_DATA FOR THIS EXERCISE_.
— BEGIN —

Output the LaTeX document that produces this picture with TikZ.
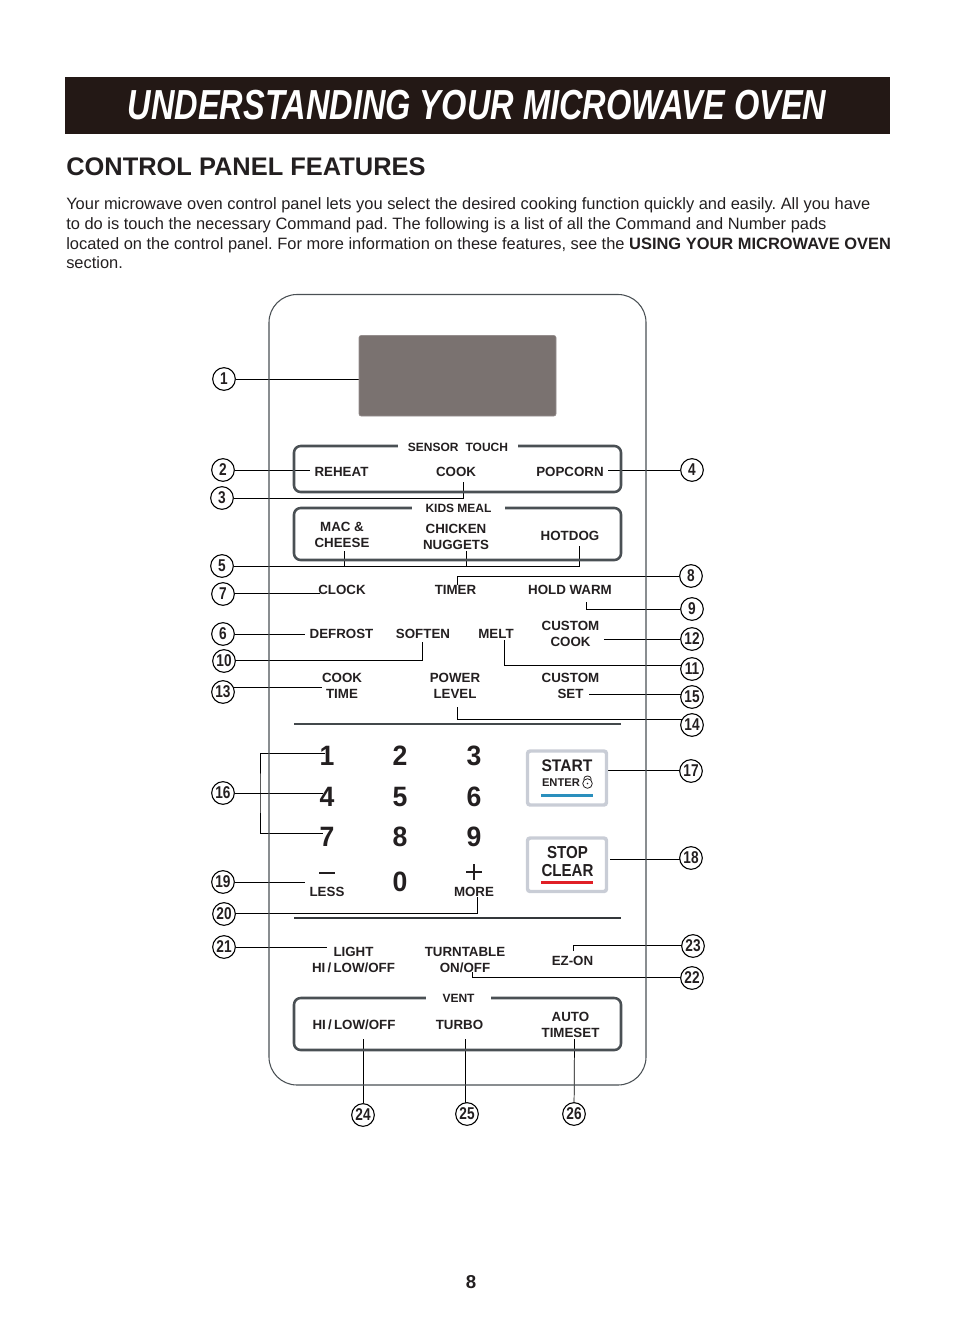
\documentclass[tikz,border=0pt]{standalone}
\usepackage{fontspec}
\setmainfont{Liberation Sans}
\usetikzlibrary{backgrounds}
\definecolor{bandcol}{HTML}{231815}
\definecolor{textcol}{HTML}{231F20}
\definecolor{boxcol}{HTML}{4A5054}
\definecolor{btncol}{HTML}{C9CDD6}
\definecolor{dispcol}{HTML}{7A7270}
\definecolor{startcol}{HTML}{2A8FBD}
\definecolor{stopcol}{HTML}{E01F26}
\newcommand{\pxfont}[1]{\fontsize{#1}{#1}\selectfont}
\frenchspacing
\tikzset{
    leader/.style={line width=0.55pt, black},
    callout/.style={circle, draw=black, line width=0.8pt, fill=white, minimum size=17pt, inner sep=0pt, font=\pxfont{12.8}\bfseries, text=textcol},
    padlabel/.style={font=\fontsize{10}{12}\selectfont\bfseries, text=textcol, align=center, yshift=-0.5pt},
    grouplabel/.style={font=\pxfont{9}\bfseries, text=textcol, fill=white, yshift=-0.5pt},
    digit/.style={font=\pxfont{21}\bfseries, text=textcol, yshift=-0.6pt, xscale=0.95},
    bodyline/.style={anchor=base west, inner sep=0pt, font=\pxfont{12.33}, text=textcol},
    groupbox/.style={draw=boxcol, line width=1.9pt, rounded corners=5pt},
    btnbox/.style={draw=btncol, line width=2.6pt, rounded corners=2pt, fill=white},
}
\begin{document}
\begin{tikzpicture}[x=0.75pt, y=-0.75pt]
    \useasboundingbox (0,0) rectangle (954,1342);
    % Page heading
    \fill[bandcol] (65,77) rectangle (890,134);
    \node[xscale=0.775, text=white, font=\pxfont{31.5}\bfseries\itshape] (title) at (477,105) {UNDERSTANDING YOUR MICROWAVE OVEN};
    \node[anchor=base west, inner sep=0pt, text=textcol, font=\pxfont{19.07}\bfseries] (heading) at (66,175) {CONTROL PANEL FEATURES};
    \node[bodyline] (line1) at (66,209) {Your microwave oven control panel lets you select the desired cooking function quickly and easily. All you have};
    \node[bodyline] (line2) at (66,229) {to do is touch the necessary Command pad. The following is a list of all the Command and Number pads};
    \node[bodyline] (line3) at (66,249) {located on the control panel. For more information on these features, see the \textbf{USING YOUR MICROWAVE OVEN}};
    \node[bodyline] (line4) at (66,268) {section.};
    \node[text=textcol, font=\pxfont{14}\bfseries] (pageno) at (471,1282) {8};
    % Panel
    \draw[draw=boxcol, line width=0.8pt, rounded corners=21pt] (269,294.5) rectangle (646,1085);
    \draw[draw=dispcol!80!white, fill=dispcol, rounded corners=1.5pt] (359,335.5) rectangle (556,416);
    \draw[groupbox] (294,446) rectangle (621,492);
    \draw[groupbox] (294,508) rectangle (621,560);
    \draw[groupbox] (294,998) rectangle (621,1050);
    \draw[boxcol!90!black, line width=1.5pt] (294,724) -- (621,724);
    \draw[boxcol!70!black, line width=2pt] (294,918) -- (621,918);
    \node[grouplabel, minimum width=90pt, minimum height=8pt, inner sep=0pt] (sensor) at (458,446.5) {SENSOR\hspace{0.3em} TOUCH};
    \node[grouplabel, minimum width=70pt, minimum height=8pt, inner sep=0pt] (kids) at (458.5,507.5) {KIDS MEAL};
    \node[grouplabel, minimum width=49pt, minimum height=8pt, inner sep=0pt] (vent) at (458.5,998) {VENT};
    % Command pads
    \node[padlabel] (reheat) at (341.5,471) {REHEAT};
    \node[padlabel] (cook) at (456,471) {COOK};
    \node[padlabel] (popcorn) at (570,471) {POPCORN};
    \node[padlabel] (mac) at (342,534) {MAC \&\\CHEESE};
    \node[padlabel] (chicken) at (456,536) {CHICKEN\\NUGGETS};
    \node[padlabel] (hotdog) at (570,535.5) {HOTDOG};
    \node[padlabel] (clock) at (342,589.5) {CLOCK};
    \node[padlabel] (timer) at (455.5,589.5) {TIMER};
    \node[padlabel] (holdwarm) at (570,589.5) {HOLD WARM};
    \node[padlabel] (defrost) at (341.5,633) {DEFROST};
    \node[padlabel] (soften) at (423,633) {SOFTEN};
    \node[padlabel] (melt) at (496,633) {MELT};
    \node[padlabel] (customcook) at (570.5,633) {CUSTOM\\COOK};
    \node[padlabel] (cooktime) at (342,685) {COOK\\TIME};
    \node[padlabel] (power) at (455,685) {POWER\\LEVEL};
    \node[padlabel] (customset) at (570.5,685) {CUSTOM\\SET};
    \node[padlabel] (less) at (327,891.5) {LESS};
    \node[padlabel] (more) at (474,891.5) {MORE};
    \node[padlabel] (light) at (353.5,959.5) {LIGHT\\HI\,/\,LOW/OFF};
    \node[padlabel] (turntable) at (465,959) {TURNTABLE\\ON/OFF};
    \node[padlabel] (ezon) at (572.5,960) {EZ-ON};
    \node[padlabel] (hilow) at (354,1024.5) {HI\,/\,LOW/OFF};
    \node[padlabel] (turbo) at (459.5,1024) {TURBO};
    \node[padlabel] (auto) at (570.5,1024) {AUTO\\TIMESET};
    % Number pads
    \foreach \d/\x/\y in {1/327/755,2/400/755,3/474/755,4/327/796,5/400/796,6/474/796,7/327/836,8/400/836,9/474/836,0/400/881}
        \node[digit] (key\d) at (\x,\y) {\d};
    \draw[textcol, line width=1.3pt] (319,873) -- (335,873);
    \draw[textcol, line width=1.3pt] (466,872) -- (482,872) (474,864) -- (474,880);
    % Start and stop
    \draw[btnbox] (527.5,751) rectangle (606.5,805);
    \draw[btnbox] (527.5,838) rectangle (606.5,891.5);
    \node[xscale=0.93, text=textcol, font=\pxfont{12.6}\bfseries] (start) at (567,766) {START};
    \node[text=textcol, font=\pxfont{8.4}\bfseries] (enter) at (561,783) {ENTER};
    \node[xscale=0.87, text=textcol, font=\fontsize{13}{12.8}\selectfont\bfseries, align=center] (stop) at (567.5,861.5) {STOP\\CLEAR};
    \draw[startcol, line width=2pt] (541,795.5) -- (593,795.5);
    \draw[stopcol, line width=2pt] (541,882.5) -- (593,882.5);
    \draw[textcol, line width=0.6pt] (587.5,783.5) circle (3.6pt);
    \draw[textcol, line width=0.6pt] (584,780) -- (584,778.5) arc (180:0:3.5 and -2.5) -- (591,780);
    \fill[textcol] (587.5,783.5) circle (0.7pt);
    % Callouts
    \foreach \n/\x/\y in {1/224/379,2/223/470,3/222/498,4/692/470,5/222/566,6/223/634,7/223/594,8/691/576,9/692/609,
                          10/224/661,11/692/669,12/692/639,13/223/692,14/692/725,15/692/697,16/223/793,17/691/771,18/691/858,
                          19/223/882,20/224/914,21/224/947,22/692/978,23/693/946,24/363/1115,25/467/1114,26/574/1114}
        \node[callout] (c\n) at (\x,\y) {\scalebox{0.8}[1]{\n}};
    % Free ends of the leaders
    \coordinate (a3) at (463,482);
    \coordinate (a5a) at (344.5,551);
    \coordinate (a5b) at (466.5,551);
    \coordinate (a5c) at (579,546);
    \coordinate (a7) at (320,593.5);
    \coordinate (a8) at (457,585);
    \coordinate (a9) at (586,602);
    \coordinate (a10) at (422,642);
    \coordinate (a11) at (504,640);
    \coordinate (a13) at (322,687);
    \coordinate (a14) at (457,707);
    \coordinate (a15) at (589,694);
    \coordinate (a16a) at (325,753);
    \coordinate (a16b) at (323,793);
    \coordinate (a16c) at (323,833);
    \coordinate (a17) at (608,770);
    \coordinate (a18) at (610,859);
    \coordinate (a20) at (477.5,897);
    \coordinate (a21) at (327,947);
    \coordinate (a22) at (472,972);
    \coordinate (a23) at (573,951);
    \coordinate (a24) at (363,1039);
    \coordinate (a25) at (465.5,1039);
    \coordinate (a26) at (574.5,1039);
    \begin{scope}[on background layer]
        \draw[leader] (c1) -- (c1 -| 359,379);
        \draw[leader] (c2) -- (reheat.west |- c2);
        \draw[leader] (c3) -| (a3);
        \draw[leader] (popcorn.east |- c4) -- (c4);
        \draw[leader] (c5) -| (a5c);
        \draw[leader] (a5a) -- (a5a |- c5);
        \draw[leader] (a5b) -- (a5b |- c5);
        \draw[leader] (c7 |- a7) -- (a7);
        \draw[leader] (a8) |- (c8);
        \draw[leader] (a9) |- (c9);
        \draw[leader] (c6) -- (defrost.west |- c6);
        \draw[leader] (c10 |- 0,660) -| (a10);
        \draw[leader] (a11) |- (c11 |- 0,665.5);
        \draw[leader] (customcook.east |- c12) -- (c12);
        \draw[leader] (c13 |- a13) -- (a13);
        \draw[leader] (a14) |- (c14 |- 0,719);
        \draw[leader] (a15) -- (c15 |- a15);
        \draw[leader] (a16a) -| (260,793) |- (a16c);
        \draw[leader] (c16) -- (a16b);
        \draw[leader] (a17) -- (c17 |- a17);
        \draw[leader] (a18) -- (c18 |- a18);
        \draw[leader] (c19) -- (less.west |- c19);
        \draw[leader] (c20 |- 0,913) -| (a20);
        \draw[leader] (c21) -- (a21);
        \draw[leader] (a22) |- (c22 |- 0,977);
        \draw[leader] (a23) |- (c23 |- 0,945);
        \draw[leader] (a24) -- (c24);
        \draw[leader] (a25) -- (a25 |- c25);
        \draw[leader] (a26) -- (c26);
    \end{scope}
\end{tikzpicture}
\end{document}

— END —
— BEGIN —

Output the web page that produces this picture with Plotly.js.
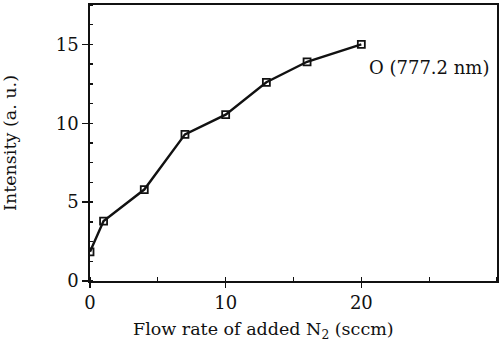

— END —
— BEGIN —

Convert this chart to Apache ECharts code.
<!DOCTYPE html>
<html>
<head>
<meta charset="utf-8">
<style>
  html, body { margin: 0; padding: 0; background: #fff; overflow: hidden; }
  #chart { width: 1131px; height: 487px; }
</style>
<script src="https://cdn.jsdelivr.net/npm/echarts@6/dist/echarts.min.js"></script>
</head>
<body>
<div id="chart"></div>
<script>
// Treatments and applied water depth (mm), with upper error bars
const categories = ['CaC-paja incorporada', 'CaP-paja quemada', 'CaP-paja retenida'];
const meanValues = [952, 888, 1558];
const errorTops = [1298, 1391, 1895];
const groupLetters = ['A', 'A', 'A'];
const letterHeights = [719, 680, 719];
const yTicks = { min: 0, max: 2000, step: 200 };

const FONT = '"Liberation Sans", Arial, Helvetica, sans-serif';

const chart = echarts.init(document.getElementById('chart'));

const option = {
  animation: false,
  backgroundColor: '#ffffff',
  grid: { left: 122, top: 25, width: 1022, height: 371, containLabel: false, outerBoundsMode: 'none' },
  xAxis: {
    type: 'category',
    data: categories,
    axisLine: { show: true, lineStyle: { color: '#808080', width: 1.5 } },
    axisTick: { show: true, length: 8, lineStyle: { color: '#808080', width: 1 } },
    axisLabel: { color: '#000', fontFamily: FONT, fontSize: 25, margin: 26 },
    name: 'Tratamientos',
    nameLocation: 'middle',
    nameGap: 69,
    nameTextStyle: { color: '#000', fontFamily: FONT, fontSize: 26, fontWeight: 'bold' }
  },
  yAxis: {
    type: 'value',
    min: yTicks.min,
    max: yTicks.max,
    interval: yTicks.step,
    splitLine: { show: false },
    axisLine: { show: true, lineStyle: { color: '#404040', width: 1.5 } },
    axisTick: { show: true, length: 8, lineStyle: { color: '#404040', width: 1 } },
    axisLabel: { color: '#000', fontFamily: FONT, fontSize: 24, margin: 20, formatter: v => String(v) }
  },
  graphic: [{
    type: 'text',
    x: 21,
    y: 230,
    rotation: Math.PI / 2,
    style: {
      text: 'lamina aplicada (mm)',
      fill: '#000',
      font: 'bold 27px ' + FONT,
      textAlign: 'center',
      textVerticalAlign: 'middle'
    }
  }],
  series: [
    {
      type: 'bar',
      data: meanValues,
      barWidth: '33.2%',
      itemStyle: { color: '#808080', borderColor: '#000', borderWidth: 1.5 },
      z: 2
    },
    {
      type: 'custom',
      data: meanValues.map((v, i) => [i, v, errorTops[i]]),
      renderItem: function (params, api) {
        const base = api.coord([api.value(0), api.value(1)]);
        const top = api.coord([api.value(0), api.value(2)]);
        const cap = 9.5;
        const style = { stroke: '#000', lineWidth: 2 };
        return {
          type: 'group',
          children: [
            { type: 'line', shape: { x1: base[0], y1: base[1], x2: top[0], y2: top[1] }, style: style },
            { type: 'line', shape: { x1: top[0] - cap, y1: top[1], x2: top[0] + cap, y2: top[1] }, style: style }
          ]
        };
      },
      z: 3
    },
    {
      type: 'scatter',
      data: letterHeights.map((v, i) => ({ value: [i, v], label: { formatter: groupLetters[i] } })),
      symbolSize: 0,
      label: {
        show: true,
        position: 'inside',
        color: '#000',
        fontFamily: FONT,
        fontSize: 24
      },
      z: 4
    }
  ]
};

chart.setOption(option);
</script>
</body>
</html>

— END —

_GOAL_.
Among the records above, extract exactly the lines from the line with "Convert this chart to Apache ECharts code." to the line with "2000, step: 200", both lines included, and leave out the rest.

_ANSWER TO THE EXERCISE_.
Convert this chart to Apache ECharts code.
<!DOCTYPE html>
<html>
<head>
<meta charset="utf-8">
<style>
  html, body { margin: 0; padding: 0; background: #fff; overflow: hidden; }
  #chart { width: 1131px; height: 487px; }
</style>
<script src="https://cdn.jsdelivr.net/npm/echarts@6/dist/echarts.min.js"></script>
</head>
<body>
<div id="chart"></div>
<script>
// Treatments and applied water depth (mm), with upper error bars
const categories = ['CaC-paja incorporada', 'CaP-paja quemada', 'CaP-paja retenida'];
const meanValues = [952, 888, 1558];
const errorTops = [1298, 1391, 1895];
const groupLetters = ['A', 'A', 'A'];
const letterHeights = [719, 680, 719];
const yTicks = { min: 0, max: 2000, step: 200 };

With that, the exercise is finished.